Figure scripts:
* Start *

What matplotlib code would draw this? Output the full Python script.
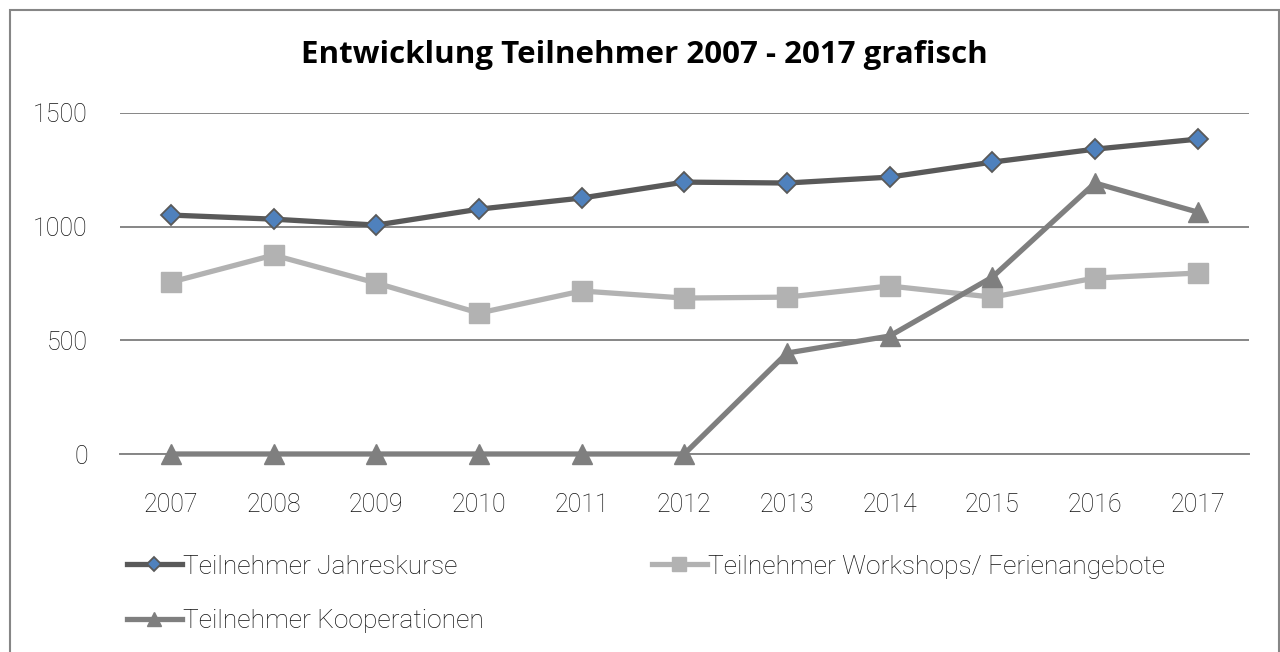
import matplotlib
matplotlib.use('Agg')
import matplotlib.pyplot as plt
from matplotlib.patches import Rectangle

# --- data ---
years = ["2007", "2008", "2009", "2010", "2011", "2012",
         "2013", "2014", "2015", "2016", "2017"]
jahreskurse = [1051, 1033, 1007, 1077, 1126, 1196, 1192, 1218, 1284, 1341, 1385]
workshops = [756, 875, 752, 620, 717, 686, 690, 739, 690, 774, 796]
kooperationen = [0, 0, 0, 0, 0, 0, 444, 519, 778, 1192, 1064]

body_font = "Roboto"
title_font = "Open Sans"

fig = plt.figure(figsize=(12.8, 6.52), dpi=100)
fig.patch.set_facecolor("white")

# outer chart border (bottom is cut off in the reference)
fig.add_artist(Rectangle((10 / 1280, -0.05), 1269 / 1280, 1.05 - 10 / 652,
                         transform=fig.transFigure, fill=False,
                         edgecolor="#868686", linewidth=1.5))

ax = fig.add_axes([119.6 / 1280, 1 - 454 / 652, (1249 - 119.6) / 1280, (454 - 113) / 652])
x = list(range(len(years)))

l_j, = ax.plot(x, jahreskurse, color="#595959", linewidth=3.8, marker="D",
               markersize=10, markerfacecolor="#4F81BD", markeredgecolor="#595959",
               markeredgewidth=1.3, zorder=4)
l_w, = ax.plot(x, workshops, color="#B2B2B2", linewidth=3.8, marker="s",
               markersize=14, markerfacecolor="#B2B2B2", markeredgecolor="#B2B2B2",
               zorder=3)
l_k, = ax.plot(x, kooperationen, color="#7F7F7F", linewidth=3.8, marker="^",
               markersize=15, markerfacecolor="#7F7F7F", markeredgecolor="#7F7F7F",
               zorder=3, clip_on=False)

ax.set_xlim(-0.5, len(years) - 0.5)
ax.set_ylim(0, 1500)
ax.set_yticks([0, 500, 1000, 1500])
ax.set_xticks(x)
ax.set_xticklabels(years)
ax.grid(axis="y", color="#868686", linewidth=1.4)
ax.set_axisbelow(True)
for side in ["top", "right", "left"]:
    ax.spines[side].set_visible(False)
ax.spines["bottom"].set_color("#868686")
ax.spines["bottom"].set_linewidth(1.4)
ax.tick_params(axis="both", length=0, labelsize=18, labelcolor="#111111")
ax.tick_params(axis="x", pad=28)
ax.tick_params(axis="y", pad=23)
for lab in ax.get_xticklabels() + ax.get_yticklabels():
    lab.set_fontfamily(body_font)
    lab.set_fontweight("light")

fig.text(644 / 1280, 1 - 55 / 652, "Entwicklung Teilnehmer 2007 - 2017 grafisch",
         ha="center", va="center", fontsize=22.5, fontweight="bold", family=title_font)

leg_kw = dict(frameon=False, handlelength=2.1, handletextpad=0.05, labelspacing=1.15,
              prop={"family": body_font, "size": 19, "weight": "light"}, borderaxespad=0)
leg1 = fig.legend([l_j, l_k], ["Teilnehmer Jahreskurse", "Teilnehmer Kooperationen"],
                  loc="upper left", bbox_to_anchor=(116 / 1280, 1 - 544 / 652), **leg_kw)
leg2 = fig.legend([l_w], ["Teilnehmer Workshops/ Ferienangebote"],
                  loc="upper left", bbox_to_anchor=(641 / 1280, 1 - 544 / 652), **leg_kw)
for leg in (leg1, leg2):
    for h in leg.legend_handles:
        h.set_markersize(h.get_markersize() * 0.7)
    for t in leg.get_texts():
        t.set_color("#111111")

fig.savefig("out.png", dpi=100)
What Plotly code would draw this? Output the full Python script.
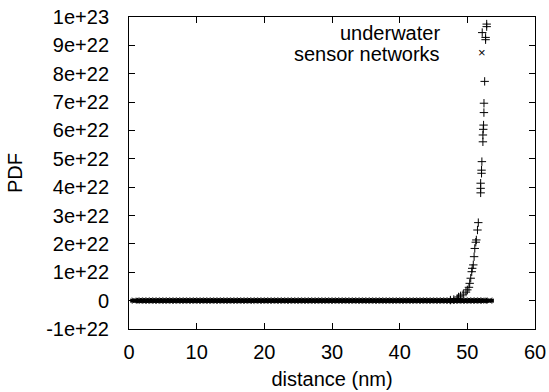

* End *

What you will do:
Print out the whole of the material word for word, without pictures.

The output:
What matplotlib code would draw this? Output the full Python script.
import matplotlib
matplotlib.use('Agg')
import matplotlib.pyplot as plt
from matplotlib.patches import Rectangle

# --- data ---
years = ["2007", "2008", "2009", "2010", "2011", "2012",
         "2013", "2014", "2015", "2016", "2017"]
jahreskurse = [1051, 1033, 1007, 1077, 1126, 1196, 1192, 1218, 1284, 1341, 1385]
workshops = [756, 875, 752, 620, 717, 686, 690, 739, 690, 774, 796]
kooperationen = [0, 0, 0, 0, 0, 0, 444, 519, 778, 1192, 1064]

body_font = "Roboto"
title_font = "Open Sans"

fig = plt.figure(figsize=(12.8, 6.52), dpi=100)
fig.patch.set_facecolor("white")

# outer chart border (bottom is cut off in the reference)
fig.add_artist(Rectangle((10 / 1280, -0.05), 1269 / 1280, 1.05 - 10 / 652,
                         transform=fig.transFigure, fill=False,
                         edgecolor="#868686", linewidth=1.5))

ax = fig.add_axes([119.6 / 1280, 1 - 454 / 652, (1249 - 119.6) / 1280, (454 - 113) / 652])
x = list(range(len(years)))

l_j, = ax.plot(x, jahreskurse, color="#595959", linewidth=3.8, marker="D",
               markersize=10, markerfacecolor="#4F81BD", markeredgecolor="#595959",
               markeredgewidth=1.3, zorder=4)
l_w, = ax.plot(x, workshops, color="#B2B2B2", linewidth=3.8, marker="s",
               markersize=14, markerfacecolor="#B2B2B2", markeredgecolor="#B2B2B2",
               zorder=3)
l_k, = ax.plot(x, kooperationen, color="#7F7F7F", linewidth=3.8, marker="^",
               markersize=15, markerfacecolor="#7F7F7F", markeredgecolor="#7F7F7F",
               zorder=3, clip_on=False)

ax.set_xlim(-0.5, len(years) - 0.5)
ax.set_ylim(0, 1500)
ax.set_yticks([0, 500, 1000, 1500])
ax.set_xticks(x)
ax.set_xticklabels(years)
ax.grid(axis="y", color="#868686", linewidth=1.4)
ax.set_axisbelow(True)
for side in ["top", "right", "left"]:
    ax.spines[side].set_visible(False)
ax.spines["bottom"].set_color("#868686")
ax.spines["bottom"].set_linewidth(1.4)
ax.tick_params(axis="both", length=0, labelsize=18, labelcolor="#111111")
ax.tick_params(axis="x", pad=28)
ax.tick_params(axis="y", pad=23)
for lab in ax.get_xticklabels() + ax.get_yticklabels():
    lab.set_fontfamily(body_font)
    lab.set_fontweight("light")

fig.text(644 / 1280, 1 - 55 / 652, "Entwicklung Teilnehmer 2007 - 2017 grafisch",
         ha="center", va="center", fontsize=22.5, fontweight="bold", family=title_font)

leg_kw = dict(frameon=False, handlelength=2.1, handletextpad=0.05, labelspacing=1.15,
              prop={"family": body_font, "size": 19, "weight": "light"}, borderaxespad=0)
leg1 = fig.legend([l_j, l_k], ["Teilnehmer Jahreskurse", "Teilnehmer Kooperationen"],
                  loc="upper left", bbox_to_anchor=(116 / 1280, 1 - 544 / 652), **leg_kw)
leg2 = fig.legend([l_w], ["Teilnehmer Workshops/ Ferienangebote"],
                  loc="upper left", bbox_to_anchor=(641 / 1280, 1 - 544 / 652), **leg_kw)
for leg in (leg1, leg2):
    for h in leg.legend_handles:
        h.set_markersize(h.get_markersize() * 0.7)
    for t in leg.get_texts():
        t.set_color("#111111")

fig.savefig("out.png", dpi=100)
What Plotly code would draw this? Output the full Python script.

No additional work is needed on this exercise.